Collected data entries

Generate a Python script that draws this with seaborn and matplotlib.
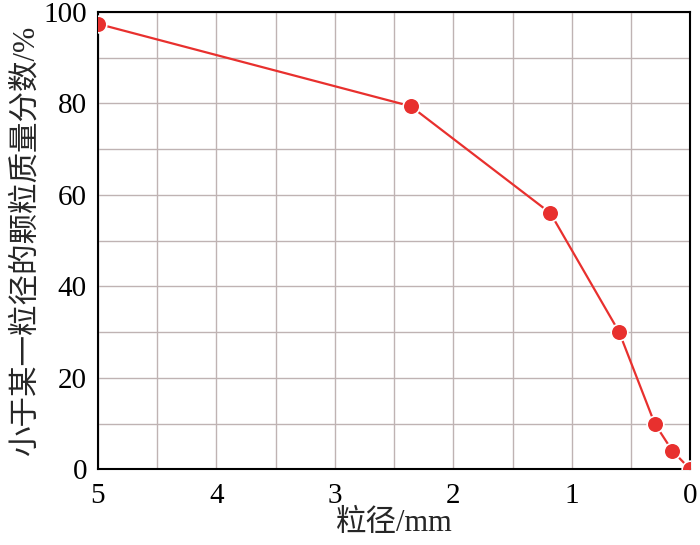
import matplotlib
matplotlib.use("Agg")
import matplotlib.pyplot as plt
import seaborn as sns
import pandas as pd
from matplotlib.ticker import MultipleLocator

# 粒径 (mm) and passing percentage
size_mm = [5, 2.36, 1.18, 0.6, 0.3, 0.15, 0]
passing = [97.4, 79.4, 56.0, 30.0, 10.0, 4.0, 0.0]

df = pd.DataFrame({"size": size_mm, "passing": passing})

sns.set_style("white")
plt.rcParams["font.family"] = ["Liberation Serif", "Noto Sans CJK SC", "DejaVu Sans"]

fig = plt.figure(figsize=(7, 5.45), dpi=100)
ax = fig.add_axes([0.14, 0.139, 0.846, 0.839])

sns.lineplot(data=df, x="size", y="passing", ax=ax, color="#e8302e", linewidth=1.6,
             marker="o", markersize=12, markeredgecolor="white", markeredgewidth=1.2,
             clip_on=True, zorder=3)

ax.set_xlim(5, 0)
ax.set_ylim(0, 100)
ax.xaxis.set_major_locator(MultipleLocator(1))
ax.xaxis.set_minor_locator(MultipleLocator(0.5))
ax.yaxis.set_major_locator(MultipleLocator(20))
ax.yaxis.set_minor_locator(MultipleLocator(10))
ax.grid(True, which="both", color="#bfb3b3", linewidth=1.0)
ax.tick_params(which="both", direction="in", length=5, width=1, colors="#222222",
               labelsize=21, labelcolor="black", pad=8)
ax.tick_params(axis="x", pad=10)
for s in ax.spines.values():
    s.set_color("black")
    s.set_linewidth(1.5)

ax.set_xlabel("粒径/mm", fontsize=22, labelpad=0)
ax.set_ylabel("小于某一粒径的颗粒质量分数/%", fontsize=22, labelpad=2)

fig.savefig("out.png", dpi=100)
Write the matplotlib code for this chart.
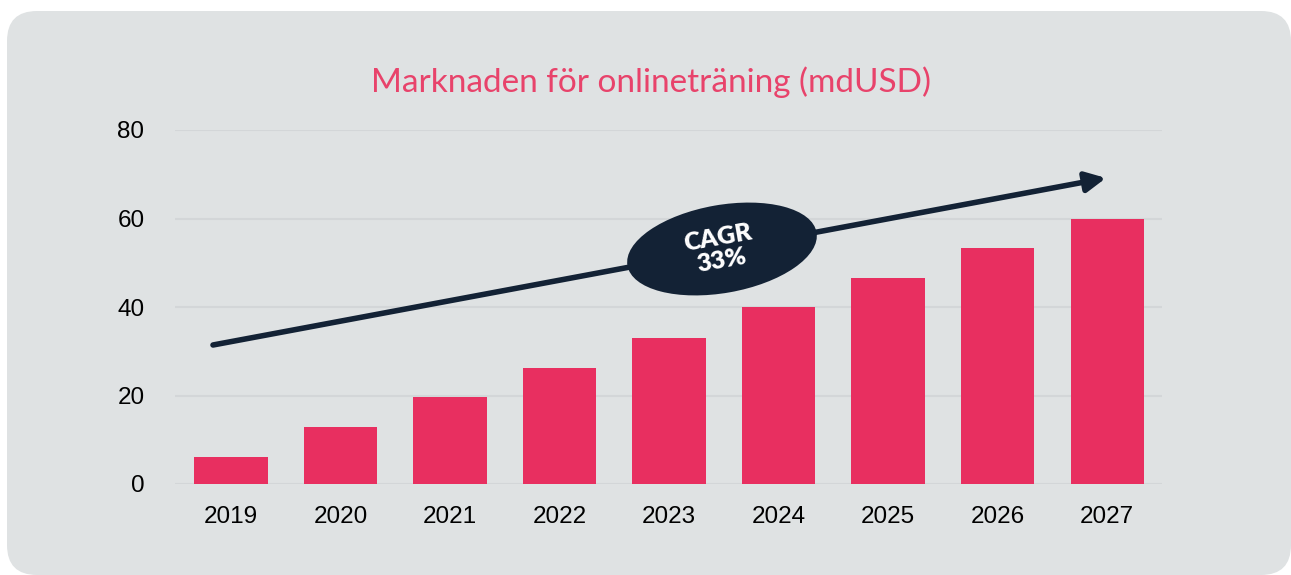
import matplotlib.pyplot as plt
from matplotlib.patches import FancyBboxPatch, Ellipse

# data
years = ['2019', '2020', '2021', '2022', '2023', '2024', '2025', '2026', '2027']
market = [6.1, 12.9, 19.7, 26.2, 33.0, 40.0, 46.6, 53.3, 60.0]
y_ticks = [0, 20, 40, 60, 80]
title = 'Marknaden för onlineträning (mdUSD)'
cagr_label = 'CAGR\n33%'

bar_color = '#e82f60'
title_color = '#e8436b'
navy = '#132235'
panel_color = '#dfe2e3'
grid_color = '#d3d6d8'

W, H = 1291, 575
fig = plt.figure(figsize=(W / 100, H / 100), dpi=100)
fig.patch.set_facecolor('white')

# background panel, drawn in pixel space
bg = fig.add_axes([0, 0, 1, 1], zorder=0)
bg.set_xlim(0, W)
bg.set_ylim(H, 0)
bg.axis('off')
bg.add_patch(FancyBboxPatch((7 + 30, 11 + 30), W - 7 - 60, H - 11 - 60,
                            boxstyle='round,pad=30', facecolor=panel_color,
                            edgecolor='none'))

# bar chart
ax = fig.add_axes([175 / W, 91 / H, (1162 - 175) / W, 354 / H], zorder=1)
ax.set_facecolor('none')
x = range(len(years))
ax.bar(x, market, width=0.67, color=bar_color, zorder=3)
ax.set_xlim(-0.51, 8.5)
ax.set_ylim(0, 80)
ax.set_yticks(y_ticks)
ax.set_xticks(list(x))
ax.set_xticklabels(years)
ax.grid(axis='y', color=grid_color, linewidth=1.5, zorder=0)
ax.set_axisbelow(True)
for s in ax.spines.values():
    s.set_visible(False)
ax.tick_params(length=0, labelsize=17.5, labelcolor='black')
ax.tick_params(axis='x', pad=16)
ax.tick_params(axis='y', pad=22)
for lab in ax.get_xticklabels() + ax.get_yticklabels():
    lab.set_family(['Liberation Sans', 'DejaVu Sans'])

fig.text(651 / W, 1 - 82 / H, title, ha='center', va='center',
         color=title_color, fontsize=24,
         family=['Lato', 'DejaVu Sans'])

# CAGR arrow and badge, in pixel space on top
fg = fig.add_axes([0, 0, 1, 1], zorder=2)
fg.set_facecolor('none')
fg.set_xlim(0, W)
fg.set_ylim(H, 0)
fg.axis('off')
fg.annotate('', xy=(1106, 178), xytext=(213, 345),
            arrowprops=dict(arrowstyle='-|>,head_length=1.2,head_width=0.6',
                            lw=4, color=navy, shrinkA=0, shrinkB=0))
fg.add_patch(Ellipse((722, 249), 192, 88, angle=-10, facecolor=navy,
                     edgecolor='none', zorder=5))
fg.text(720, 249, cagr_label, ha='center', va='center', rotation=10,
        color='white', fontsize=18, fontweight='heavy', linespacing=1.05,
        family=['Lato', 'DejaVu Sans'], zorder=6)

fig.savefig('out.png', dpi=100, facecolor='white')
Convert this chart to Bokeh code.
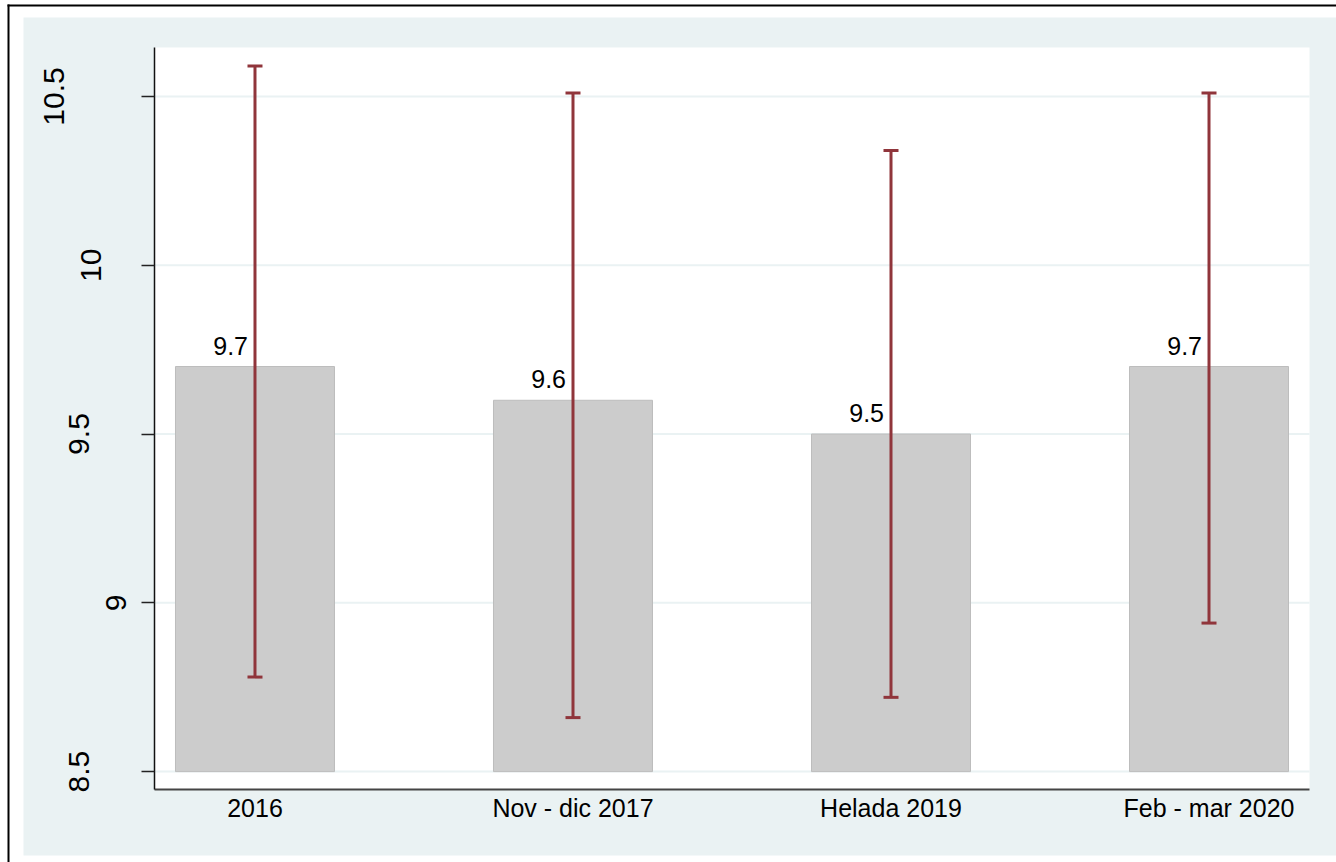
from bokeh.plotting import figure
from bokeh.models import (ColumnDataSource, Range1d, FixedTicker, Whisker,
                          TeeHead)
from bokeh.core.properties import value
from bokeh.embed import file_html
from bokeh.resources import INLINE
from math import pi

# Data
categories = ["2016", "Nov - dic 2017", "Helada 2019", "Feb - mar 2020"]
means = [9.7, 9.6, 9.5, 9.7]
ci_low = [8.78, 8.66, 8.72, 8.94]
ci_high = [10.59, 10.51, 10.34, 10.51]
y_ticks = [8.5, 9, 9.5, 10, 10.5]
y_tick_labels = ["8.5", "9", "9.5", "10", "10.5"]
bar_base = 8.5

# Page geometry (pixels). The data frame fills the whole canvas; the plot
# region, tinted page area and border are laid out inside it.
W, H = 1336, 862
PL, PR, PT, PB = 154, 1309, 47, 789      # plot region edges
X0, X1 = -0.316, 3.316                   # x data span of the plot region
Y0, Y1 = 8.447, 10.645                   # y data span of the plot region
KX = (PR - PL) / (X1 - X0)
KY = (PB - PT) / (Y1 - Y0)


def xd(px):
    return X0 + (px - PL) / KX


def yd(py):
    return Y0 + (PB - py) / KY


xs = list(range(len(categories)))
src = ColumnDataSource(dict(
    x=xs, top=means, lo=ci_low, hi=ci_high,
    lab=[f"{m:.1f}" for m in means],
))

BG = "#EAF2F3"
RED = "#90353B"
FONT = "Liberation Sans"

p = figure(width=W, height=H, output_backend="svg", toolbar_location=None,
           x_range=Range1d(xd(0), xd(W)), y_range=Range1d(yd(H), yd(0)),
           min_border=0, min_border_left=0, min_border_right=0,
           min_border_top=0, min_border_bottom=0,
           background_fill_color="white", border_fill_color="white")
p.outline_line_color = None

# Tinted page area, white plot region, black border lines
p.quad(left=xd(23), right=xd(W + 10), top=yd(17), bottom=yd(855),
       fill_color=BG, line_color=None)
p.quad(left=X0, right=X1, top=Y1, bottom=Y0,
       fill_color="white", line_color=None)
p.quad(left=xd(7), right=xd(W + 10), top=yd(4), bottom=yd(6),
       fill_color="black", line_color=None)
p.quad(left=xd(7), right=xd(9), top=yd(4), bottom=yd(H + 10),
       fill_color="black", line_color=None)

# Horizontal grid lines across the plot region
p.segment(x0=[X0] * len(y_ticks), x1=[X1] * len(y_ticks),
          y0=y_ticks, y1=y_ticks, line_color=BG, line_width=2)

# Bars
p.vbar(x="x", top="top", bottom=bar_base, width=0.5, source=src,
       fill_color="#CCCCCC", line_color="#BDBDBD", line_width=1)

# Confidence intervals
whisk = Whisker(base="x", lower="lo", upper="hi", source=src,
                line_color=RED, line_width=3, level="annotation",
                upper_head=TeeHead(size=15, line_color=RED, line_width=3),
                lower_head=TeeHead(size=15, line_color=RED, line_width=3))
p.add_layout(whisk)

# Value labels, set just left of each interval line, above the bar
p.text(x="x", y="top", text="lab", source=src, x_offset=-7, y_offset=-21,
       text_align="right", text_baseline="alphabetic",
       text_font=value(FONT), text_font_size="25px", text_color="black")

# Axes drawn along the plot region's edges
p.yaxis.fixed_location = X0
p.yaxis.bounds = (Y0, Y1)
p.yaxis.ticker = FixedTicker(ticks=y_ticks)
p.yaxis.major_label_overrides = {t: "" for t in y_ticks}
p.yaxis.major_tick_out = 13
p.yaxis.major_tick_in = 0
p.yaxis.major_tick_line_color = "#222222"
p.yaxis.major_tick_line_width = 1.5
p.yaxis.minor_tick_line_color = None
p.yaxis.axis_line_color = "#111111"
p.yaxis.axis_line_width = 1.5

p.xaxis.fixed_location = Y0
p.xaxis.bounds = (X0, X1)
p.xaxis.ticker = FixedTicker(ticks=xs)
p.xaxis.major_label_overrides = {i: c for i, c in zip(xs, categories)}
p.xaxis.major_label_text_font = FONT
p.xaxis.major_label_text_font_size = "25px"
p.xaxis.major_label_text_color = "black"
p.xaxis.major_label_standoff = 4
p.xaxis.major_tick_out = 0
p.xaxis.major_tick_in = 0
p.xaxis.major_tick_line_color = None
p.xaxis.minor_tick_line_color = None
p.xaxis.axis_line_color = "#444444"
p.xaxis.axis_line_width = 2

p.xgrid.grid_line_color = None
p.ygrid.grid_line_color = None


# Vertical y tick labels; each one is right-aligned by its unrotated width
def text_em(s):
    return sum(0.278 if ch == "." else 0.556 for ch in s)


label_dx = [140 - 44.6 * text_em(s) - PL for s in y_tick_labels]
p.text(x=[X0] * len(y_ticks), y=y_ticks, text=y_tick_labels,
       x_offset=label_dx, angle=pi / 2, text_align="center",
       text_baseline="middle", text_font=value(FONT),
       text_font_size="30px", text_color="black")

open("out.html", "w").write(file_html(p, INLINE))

→ **WORK INSTRUCTIONS**:
Leave the pictures out, then copy word for word only the lines from the one containing "Convert this chart to Bokeh code." through the one containing "bar_base = 8.5", both included.

→ **RESPONSE TO THE EXERCISE**:
Convert this chart to Bokeh code.
from bokeh.plotting import figure
from bokeh.models import (ColumnDataSource, Range1d, FixedTicker, Whisker,
                          TeeHead)
from bokeh.core.properties import value
from bokeh.embed import file_html
from bokeh.resources import INLINE
from math import pi

# Data
categories = ["2016", "Nov - dic 2017", "Helada 2019", "Feb - mar 2020"]
means = [9.7, 9.6, 9.5, 9.7]
ci_low = [8.78, 8.66, 8.72, 8.94]
ci_high = [10.59, 10.51, 10.34, 10.51]
y_ticks = [8.5, 9, 9.5, 10, 10.5]
y_tick_labels = ["8.5", "9", "9.5", "10", "10.5"]
bar_base = 8.5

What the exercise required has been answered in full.